*What is being asked:*
Reproduce all the lines below exactly and omit the images.

*Data shown:*
§

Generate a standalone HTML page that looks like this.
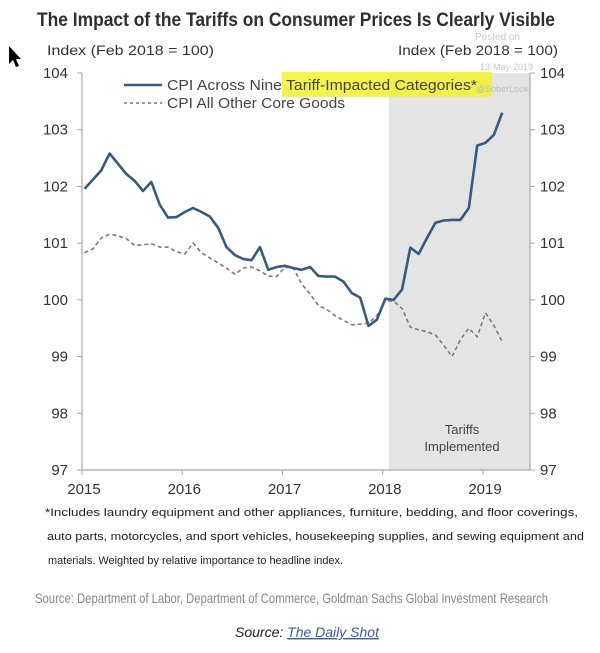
<!DOCTYPE html>
<html><head><meta charset="utf-8"><style>
html,body{margin:0;padding:0;background:#fff;width:600px;height:653px;overflow:hidden}
svg{display:block}
</style></head><body>
<svg id="chart" width="600" height="653" viewBox="0 0 600 653" xmlns="http://www.w3.org/2000/svg" font-family="Liberation Sans, Arial, sans-serif">
<path d="M9,46 L9,64 L13,60 L16,67 L19,66 L16,59 L21,59 Z" fill="#000"/>
<text x="37" y="26" font-size="19" font-weight="bold" fill="#2b2f36" textLength="518" lengthAdjust="spacingAndGlyphs" font-family="Liberation Sans Narrow, Liberation Sans, sans-serif">The Impact of the Tariffs on Consumer Prices Is Clearly Visible</text>
<text x="475" y="40" font-size="10" fill="#c8c8c8">Posted on</text>
<text x="480" y="70" font-size="9" fill="#c8c8c8">13-May-2019</text>
<text x="47" y="55" font-size="14" fill="#333" textLength="167" lengthAdjust="spacingAndGlyphs">Index (Feb 2018  = 100)</text>
<text x="398" y="55" font-size="14" fill="#333" textLength="160" lengthAdjust="spacingAndGlyphs">Index (Feb 2018 = 100)</text>
<rect x="389" y="73" width="141" height="397" fill="#e4e4e4"/>
<rect x="282" y="72" width="210" height="25" fill="#f3f230" opacity="0.85"/>
<g id="axes"></g>
<g id="series"></g>
<line x1="124" y1="85" x2="162" y2="85" stroke="#365a80" stroke-width="2.5"/>
<text x="167" y="90" font-size="15" fill="#444" textLength="310" lengthAdjust="spacingAndGlyphs">CPI Across Nine Tariff-Impacted Categories*</text>
<text x="476" y="92" font-size="9" fill="#bbb">@SoberLook</text>
<line x1="124" y1="103" x2="162" y2="103" stroke="#777" stroke-width="1.5" stroke-dasharray="3,3"/>
<text x="167" y="108" font-size="15" fill="#444" textLength="178" lengthAdjust="spacingAndGlyphs">CPI All Other Core Goods</text>
<text x="462" y="434" font-size="13" fill="#444" text-anchor="middle">Tariffs</text>
<text x="462" y="451" font-size="13" fill="#444" text-anchor="middle">Implemented</text>
<text x="45" y="516" font-size="11" fill="#222" textLength="533" lengthAdjust="spacingAndGlyphs">*Includes laundry equipment and other appliances, furniture, bedding, and floor coverings,</text>
<text x="47" y="540" font-size="11" fill="#222" textLength="537" lengthAdjust="spacingAndGlyphs">auto parts, motorcycles, and sport vehicles, housekeeping supplies, and sewing equipment and</text>
<text x="48" y="564" font-size="11" fill="#222" textLength="295" lengthAdjust="spacingAndGlyphs">materials. Weighted by relative importance to headline index.</text>
<text x="35" y="603" font-size="14" fill="#888" textLength="513" lengthAdjust="spacingAndGlyphs" font-family="Liberation Sans Narrow, Liberation Sans, sans-serif">Source: Department of Labor, Department of Commerce, Goldman Sachs Global Investment Research</text>
<text x="235" y="637" font-size="14" font-style="italic" fill="#222">Source: <tspan fill="#3b5b9a" text-decoration="underline">The Daily Shot</tspan></text>
</svg>
<script>
const yTicks = [97, 98, 99, 100, 101, 102, 103, 104];
const xTickLabels = ["2015", "2016", "2017", "2018", "2019"];
const tariffCpi = [101.96,102.12,102.28,102.58,102.4,102.22,102.1,101.92,102.08,101.68,101.45,101.46,
101.55,101.62,101.55,101.47,101.27,100.93,100.79,100.72,100.7,100.93,100.53,100.58,
100.6,100.56,100.53,100.58,100.42,100.41,100.41,100.32,100.12,100.04,99.54,99.65,
100.02,100.0,100.18,100.92,100.81,101.09,101.36,101.4,101.41,101.41,101.62,102.72,
102.77,102.91,103.3];
const otherCore = [100.83,100.9,101.09,101.16,101.13,101.08,100.96,100.97,100.99,100.93,100.93,100.85,
100.81,101.0,100.83,100.74,100.65,100.56,100.45,100.56,100.58,100.51,100.42,100.41,
100.58,100.56,100.28,100.1,99.9,99.83,99.72,99.64,99.56,99.57,99.59,99.72,
99.98,99.98,99.85,99.52,99.47,99.44,99.38,99.2,99.0,99.3,99.5,99.35,
99.77,99.55,99.26];
const NS = "http://www.w3.org/2000/svg";
const X0 = 82, X1 = 530, YTOP = 73, YBOT = 470;
function yScale(v){ return YBOT - (v - 97) / 7 * (YBOT - YTOP); }
function xYear(y){ return X0 + (y - 2015) * 100.25; }
function xMonth(i){ return xYear(2015 + (i + 0.3) / 12); }
function mk(tag, attrs, parent){ const e = document.createElementNS(NS, tag); for (const k in attrs) e.setAttribute(k, attrs[k]); parent.appendChild(e); return e; }
const axes = document.getElementById('axes');
const ax = "#a8a8a8";
let l = mk('line', {x1:X0, y1:YTOP, x2:X0, y2:YBOT, stroke:ax, 'stroke-width':1.2}, axes);


l = mk('line', {x1:X1, y1:YTOP, x2:X1, y2:YBOT, stroke:ax, 'stroke-width':1.2}, axes);


l = mk('line', {x1:X0, y1:YBOT, x2:X1, y2:YBOT, stroke:ax, 'stroke-width':1.2}, axes);


yTicks.forEach(v => {
  const y = yScale(v);
  mk('line', {x1:X0-5, y1:y, x2:X0, y2:y, stroke:ax}, axes);
  mk('line', {x1:X1, y1:y, x2:X1+5, y2:y, stroke:ax}, axes);
  const t1 = mk('text', {x:68, y:y+5, 'font-size':15, fill:'#333', 'text-anchor':'end'}, axes);
  t1.textContent = v;
  
  
  const t2 = mk('text', {x:540, y:y+5, 'font-size':15, fill:'#333'}, axes);
  t2.textContent = v;
  
  
});
xTickLabels.forEach(s => {
  const x = xYear(+s);
  mk('line', {x1:x, y1:YBOT, x2:x, y2:YBOT+5, stroke:ax}, axes);
  const t = mk('text', {x:x+2, y:494, 'font-size':15, fill:'#333', 'text-anchor':'middle'}, axes);
  t.textContent = s;
  
  
});
const series = document.getElementById('series');
function pts(arr){ return arr.map((v,i)=>xMonth(i).toFixed(1)+','+yScale(v).toFixed(1)).join(' '); }
const dashed = mk('polyline', {points:pts(otherCore), fill:'none', stroke:'#7a7a7a', 'stroke-width':1.6, 'stroke-dasharray':'4,3'}, series);


const solid = mk('polyline', {points:pts(tariffCpi), fill:'none', stroke:'#365a80', 'stroke-width':2.6, 'stroke-linejoin':'round'}, series);


</script>
</body></html>
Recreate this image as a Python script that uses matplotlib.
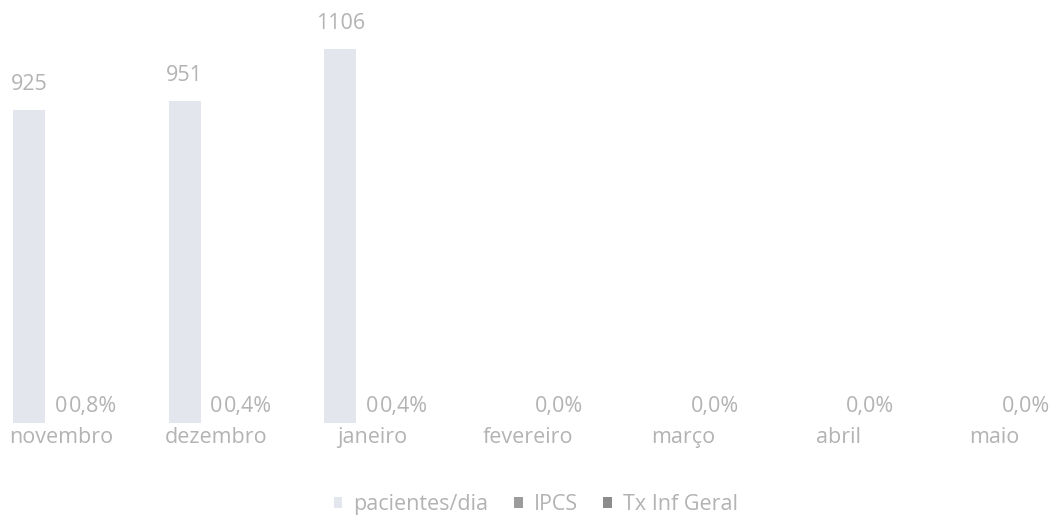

§

*Full response:*
Generate a standalone HTML page that looks like this.
<!DOCTYPE html>
<html><head><meta charset="utf-8"><style>
html,body{margin:0;padding:0;background:#fff;width:600px;height:653px;overflow:hidden}
svg{display:block}
</style></head><body>
<svg id="chart" width="600" height="653" viewBox="0 0 600 653" xmlns="http://www.w3.org/2000/svg" font-family="Liberation Sans, Arial, sans-serif">
<path d="M9,46 L9,64 L13,60 L16,67 L19,66 L16,59 L21,59 Z" fill="#000"/>
<text x="37" y="26" font-size="19" font-weight="bold" fill="#2b2f36" textLength="518" lengthAdjust="spacingAndGlyphs" font-family="Liberation Sans Narrow, Liberation Sans, sans-serif">The Impact of the Tariffs on Consumer Prices Is Clearly Visible</text>
<text x="475" y="40" font-size="10" fill="#c8c8c8">Posted on</text>
<text x="480" y="70" font-size="9" fill="#c8c8c8">13-May-2019</text>
<text x="47" y="55" font-size="14" fill="#333" textLength="167" lengthAdjust="spacingAndGlyphs">Index (Feb 2018  = 100)</text>
<text x="398" y="55" font-size="14" fill="#333" textLength="160" lengthAdjust="spacingAndGlyphs">Index (Feb 2018 = 100)</text>
<rect x="389" y="73" width="141" height="397" fill="#e4e4e4"/>
<rect x="282" y="72" width="210" height="25" fill="#f3f230" opacity="0.85"/>
<g id="axes"></g>
<g id="series"></g>
<line x1="124" y1="85" x2="162" y2="85" stroke="#365a80" stroke-width="2.5"/>
<text x="167" y="90" font-size="15" fill="#444" textLength="310" lengthAdjust="spacingAndGlyphs">CPI Across Nine Tariff-Impacted Categories*</text>
<text x="476" y="92" font-size="9" fill="#bbb">@SoberLook</text>
<line x1="124" y1="103" x2="162" y2="103" stroke="#777" stroke-width="1.5" stroke-dasharray="3,3"/>
<text x="167" y="108" font-size="15" fill="#444" textLength="178" lengthAdjust="spacingAndGlyphs">CPI All Other Core Goods</text>
<text x="462" y="434" font-size="13" fill="#444" text-anchor="middle">Tariffs</text>
<text x="462" y="451" font-size="13" fill="#444" text-anchor="middle">Implemented</text>
<text x="45" y="516" font-size="11" fill="#222" textLength="533" lengthAdjust="spacingAndGlyphs">*Includes laundry equipment and other appliances, furniture, bedding, and floor coverings,</text>
<text x="47" y="540" font-size="11" fill="#222" textLength="537" lengthAdjust="spacingAndGlyphs">auto parts, motorcycles, and sport vehicles, housekeeping supplies, and sewing equipment and</text>
<text x="48" y="564" font-size="11" fill="#222" textLength="295" lengthAdjust="spacingAndGlyphs">materials. Weighted by relative importance to headline index.</text>
<text x="35" y="603" font-size="14" fill="#888" textLength="513" lengthAdjust="spacingAndGlyphs" font-family="Liberation Sans Narrow, Liberation Sans, sans-serif">Source: Department of Labor, Department of Commerce, Goldman Sachs Global Investment Research</text>
<text x="235" y="637" font-size="14" font-style="italic" fill="#222">Source: <tspan fill="#3b5b9a" text-decoration="underline">The Daily Shot</tspan></text>
</svg>
<script>
const yTicks = [97, 98, 99, 100, 101, 102, 103, 104];
const xTickLabels = ["2015", "2016", "2017", "2018", "2019"];
const tariffCpi = [101.96,102.12,102.28,102.58,102.4,102.22,102.1,101.92,102.08,101.68,101.45,101.46,
101.55,101.62,101.55,101.47,101.27,100.93,100.79,100.72,100.7,100.93,100.53,100.58,
100.6,100.56,100.53,100.58,100.42,100.41,100.41,100.32,100.12,100.04,99.54,99.65,
100.02,100.0,100.18,100.92,100.81,101.09,101.36,101.4,101.41,101.41,101.62,102.72,
102.77,102.91,103.3];
const otherCore = [100.83,100.9,101.09,101.16,101.13,101.08,100.96,100.97,100.99,100.93,100.93,100.85,
100.81,101.0,100.83,100.74,100.65,100.56,100.45,100.56,100.58,100.51,100.42,100.41,
100.58,100.56,100.28,100.1,99.9,99.83,99.72,99.64,99.56,99.57,99.59,99.72,
99.98,99.98,99.85,99.52,99.47,99.44,99.38,99.2,99.0,99.3,99.5,99.35,
99.77,99.55,99.26];
const NS = "http://www.w3.org/2000/svg";
const X0 = 82, X1 = 530, YTOP = 73, YBOT = 470;
function yScale(v){ return YBOT - (v - 97) / 7 * (YBOT - YTOP); }
function xYear(y){ return X0 + (y - 2015) * 100.25; }
function xMonth(i){ return xYear(2015 + (i + 0.3) / 12); }
function mk(tag, attrs, parent){ const e = document.createElementNS(NS, tag); for (const k in attrs) e.setAttribute(k, attrs[k]); parent.appendChild(e); return e; }
const axes = document.getElementById('axes');
const ax = "#a8a8a8";
let l = mk('line', {x1:X0, y1:YTOP, x2:X0, y2:YBOT, stroke:ax, 'stroke-width':1.2}, axes);


l = mk('line', {x1:X1, y1:YTOP, x2:X1, y2:YBOT, stroke:ax, 'stroke-width':1.2}, axes);


l = mk('line', {x1:X0, y1:YBOT, x2:X1, y2:YBOT, stroke:ax, 'stroke-width':1.2}, axes);


yTicks.forEach(v => {
  const y = yScale(v);
  mk('line', {x1:X0-5, y1:y, x2:X0, y2:y, stroke:ax}, axes);
  mk('line', {x1:X1, y1:y, x2:X1+5, y2:y, stroke:ax}, axes);
  const t1 = mk('text', {x:68, y:y+5, 'font-size':15, fill:'#333', 'text-anchor':'end'}, axes);
  t1.textContent = v;
  
  
  const t2 = mk('text', {x:540, y:y+5, 'font-size':15, fill:'#333'}, axes);
  t2.textContent = v;
  
  
});
xTickLabels.forEach(s => {
  const x = xYear(+s);
  mk('line', {x1:x, y1:YBOT, x2:x, y2:YBOT+5, stroke:ax}, axes);
  const t = mk('text', {x:x+2, y:494, 'font-size':15, fill:'#333', 'text-anchor':'middle'}, axes);
  t.textContent = s;
  
  
});
const series = document.getElementById('series');
function pts(arr){ return arr.map((v,i)=>xMonth(i).toFixed(1)+','+yScale(v).toFixed(1)).join(' '); }
const dashed = mk('polyline', {points:pts(otherCore), fill:'none', stroke:'#7a7a7a', 'stroke-width':1.6, 'stroke-dasharray':'4,3'}, series);


const solid = mk('polyline', {points:pts(tariffCpi), fill:'none', stroke:'#365a80', 'stroke-width':2.6, 'stroke-linejoin':'round'}, series);


</script>
</body></html>
Recreate this image as a Python script that uses matplotlib.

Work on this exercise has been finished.